Narrow the data below down to the lines containing "matplotlib".

═══ Provided data ═══

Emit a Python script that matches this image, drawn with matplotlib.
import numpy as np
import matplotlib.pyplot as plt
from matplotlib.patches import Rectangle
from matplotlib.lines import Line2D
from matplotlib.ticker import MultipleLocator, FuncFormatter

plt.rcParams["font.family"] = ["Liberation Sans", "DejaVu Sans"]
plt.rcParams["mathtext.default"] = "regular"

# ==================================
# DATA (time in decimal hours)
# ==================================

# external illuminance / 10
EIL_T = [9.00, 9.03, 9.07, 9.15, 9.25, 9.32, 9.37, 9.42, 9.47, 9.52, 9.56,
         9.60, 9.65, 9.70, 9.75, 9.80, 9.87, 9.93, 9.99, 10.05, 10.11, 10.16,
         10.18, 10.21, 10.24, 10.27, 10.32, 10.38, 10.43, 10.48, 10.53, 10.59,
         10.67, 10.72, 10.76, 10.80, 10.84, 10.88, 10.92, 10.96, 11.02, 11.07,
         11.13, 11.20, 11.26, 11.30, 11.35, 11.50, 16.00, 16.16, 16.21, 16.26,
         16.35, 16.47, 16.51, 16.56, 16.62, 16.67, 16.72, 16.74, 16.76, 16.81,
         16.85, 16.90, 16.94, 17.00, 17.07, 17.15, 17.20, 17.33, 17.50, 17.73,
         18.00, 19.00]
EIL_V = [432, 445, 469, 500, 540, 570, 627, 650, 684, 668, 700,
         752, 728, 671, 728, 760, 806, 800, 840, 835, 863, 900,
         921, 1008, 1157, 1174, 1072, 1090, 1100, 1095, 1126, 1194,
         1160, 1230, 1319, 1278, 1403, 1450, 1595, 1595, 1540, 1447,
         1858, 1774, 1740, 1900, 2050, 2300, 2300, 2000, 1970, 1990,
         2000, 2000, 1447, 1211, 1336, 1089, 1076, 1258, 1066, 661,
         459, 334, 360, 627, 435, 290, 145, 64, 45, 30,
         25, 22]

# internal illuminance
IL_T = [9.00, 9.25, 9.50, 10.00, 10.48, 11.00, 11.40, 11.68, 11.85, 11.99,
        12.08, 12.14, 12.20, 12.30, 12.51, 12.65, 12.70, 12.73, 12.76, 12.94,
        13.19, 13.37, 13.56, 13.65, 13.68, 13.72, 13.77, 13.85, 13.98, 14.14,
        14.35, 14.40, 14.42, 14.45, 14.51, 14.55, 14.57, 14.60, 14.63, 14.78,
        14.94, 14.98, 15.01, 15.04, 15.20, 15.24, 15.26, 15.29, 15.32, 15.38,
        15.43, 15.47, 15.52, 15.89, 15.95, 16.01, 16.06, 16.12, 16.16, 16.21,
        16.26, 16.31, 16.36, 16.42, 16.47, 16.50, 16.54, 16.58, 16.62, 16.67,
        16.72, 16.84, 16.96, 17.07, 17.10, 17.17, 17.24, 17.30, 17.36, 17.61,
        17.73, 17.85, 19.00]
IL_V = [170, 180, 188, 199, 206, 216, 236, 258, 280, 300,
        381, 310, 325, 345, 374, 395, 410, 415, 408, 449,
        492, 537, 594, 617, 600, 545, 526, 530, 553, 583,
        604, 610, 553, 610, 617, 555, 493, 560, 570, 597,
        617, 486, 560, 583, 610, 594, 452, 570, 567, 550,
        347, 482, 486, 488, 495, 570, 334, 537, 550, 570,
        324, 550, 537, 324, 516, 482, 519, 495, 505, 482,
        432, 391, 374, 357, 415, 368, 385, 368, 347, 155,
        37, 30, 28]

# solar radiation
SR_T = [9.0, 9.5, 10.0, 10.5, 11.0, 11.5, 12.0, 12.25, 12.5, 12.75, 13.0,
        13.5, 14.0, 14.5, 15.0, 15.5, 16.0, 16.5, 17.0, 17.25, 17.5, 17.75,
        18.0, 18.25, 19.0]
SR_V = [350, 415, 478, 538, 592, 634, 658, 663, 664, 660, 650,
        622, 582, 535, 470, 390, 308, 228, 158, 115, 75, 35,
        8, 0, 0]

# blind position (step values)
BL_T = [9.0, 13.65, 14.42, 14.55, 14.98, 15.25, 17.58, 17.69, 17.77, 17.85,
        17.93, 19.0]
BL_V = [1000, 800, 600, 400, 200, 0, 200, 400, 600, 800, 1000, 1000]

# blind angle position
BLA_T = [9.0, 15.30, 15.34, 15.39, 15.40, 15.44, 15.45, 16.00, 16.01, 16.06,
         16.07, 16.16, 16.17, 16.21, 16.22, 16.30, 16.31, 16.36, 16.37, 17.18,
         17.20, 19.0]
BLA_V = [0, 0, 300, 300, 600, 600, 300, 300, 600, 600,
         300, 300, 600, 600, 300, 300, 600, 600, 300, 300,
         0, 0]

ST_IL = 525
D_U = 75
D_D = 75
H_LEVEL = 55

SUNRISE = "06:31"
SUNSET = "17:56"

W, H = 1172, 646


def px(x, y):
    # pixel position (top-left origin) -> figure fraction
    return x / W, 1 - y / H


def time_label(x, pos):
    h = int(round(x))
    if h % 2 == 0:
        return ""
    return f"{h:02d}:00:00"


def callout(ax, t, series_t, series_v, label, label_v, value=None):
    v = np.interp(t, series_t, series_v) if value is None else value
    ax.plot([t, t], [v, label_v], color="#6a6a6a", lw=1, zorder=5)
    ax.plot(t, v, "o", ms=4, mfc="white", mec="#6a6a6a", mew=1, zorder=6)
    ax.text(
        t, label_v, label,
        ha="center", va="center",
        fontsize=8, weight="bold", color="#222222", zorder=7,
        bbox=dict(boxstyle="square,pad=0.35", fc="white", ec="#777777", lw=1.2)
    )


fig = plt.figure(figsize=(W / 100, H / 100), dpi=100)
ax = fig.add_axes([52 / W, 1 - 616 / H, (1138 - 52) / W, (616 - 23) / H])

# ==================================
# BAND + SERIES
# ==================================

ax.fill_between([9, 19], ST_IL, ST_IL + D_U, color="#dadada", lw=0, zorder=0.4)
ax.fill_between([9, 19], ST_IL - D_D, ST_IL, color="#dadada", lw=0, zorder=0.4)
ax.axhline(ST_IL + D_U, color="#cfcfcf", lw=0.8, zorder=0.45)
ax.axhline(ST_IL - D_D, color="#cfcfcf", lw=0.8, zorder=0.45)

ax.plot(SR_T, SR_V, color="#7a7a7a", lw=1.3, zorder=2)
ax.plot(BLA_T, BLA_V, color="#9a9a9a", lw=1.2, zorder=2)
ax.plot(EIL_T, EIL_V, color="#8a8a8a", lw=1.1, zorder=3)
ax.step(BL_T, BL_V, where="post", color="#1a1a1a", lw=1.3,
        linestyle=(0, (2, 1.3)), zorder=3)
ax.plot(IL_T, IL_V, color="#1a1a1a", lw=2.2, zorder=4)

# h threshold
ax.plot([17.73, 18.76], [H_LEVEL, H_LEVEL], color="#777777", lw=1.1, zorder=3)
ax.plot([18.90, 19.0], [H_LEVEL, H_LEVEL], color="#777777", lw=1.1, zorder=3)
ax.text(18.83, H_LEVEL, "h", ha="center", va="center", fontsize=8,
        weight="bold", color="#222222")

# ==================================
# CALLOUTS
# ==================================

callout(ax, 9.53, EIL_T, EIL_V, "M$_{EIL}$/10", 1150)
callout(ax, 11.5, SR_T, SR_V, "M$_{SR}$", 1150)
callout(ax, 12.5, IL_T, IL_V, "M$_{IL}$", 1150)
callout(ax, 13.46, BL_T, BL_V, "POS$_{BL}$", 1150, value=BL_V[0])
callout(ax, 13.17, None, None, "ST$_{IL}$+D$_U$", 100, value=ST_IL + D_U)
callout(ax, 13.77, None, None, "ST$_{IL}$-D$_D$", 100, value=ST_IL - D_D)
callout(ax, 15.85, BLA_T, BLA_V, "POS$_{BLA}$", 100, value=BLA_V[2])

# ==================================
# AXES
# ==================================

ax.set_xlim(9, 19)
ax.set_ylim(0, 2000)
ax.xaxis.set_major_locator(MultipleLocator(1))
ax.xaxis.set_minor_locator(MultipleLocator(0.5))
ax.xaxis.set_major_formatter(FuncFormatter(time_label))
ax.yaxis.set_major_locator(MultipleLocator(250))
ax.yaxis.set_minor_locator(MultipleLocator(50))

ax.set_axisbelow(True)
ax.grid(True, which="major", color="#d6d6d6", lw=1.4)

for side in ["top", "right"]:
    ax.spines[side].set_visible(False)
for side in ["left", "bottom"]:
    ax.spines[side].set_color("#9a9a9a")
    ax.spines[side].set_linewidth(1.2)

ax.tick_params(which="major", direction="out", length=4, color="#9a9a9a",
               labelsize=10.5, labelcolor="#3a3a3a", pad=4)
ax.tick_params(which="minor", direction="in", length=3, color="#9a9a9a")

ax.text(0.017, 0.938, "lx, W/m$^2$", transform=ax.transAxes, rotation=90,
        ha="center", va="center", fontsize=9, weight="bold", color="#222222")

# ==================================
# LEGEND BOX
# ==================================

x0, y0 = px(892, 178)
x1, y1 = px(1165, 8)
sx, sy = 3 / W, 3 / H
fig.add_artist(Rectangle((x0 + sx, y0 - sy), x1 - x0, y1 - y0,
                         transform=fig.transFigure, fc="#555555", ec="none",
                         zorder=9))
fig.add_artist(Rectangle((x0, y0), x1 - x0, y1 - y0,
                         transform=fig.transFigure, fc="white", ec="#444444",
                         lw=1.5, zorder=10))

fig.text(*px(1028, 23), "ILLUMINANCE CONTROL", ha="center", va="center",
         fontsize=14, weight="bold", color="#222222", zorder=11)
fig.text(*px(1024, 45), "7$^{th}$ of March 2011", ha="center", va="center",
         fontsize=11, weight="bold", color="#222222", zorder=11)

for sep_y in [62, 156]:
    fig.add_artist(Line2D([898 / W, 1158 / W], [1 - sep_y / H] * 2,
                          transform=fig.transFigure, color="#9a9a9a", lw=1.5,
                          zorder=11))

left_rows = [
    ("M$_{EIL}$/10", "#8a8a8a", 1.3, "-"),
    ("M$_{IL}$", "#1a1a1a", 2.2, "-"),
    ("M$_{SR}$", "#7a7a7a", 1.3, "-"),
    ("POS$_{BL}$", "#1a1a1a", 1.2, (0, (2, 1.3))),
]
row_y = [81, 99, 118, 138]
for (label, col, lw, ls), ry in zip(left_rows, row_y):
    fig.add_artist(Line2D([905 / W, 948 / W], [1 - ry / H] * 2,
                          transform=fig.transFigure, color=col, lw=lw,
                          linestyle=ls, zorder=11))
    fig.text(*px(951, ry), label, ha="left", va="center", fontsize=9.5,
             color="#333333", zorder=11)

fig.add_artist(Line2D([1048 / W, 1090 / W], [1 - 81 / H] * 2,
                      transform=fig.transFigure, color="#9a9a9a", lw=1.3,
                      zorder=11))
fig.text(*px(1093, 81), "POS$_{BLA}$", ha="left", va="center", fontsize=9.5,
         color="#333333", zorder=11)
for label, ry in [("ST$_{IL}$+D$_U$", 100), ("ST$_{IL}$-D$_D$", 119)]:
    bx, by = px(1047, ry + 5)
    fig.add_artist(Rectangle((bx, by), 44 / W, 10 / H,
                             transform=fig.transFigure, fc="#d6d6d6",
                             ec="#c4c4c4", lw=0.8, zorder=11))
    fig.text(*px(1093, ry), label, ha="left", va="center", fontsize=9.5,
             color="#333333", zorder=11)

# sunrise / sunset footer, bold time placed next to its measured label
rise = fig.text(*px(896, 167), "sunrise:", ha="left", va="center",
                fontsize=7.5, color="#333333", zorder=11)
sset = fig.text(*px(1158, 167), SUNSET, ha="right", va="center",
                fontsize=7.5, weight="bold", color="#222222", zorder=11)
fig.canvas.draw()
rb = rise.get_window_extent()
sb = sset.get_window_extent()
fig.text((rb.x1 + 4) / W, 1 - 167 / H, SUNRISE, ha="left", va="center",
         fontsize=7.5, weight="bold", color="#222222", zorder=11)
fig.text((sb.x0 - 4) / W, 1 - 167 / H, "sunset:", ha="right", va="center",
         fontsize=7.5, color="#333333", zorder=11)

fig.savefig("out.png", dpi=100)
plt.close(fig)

═══

**Answer in full**
Emit a Python script that matches this image, drawn with matplotlib.
import matplotlib.pyplot as plt
from matplotlib.patches import Rectangle
from matplotlib.lines import Line2D
from matplotlib.ticker import MultipleLocator, FuncFormatter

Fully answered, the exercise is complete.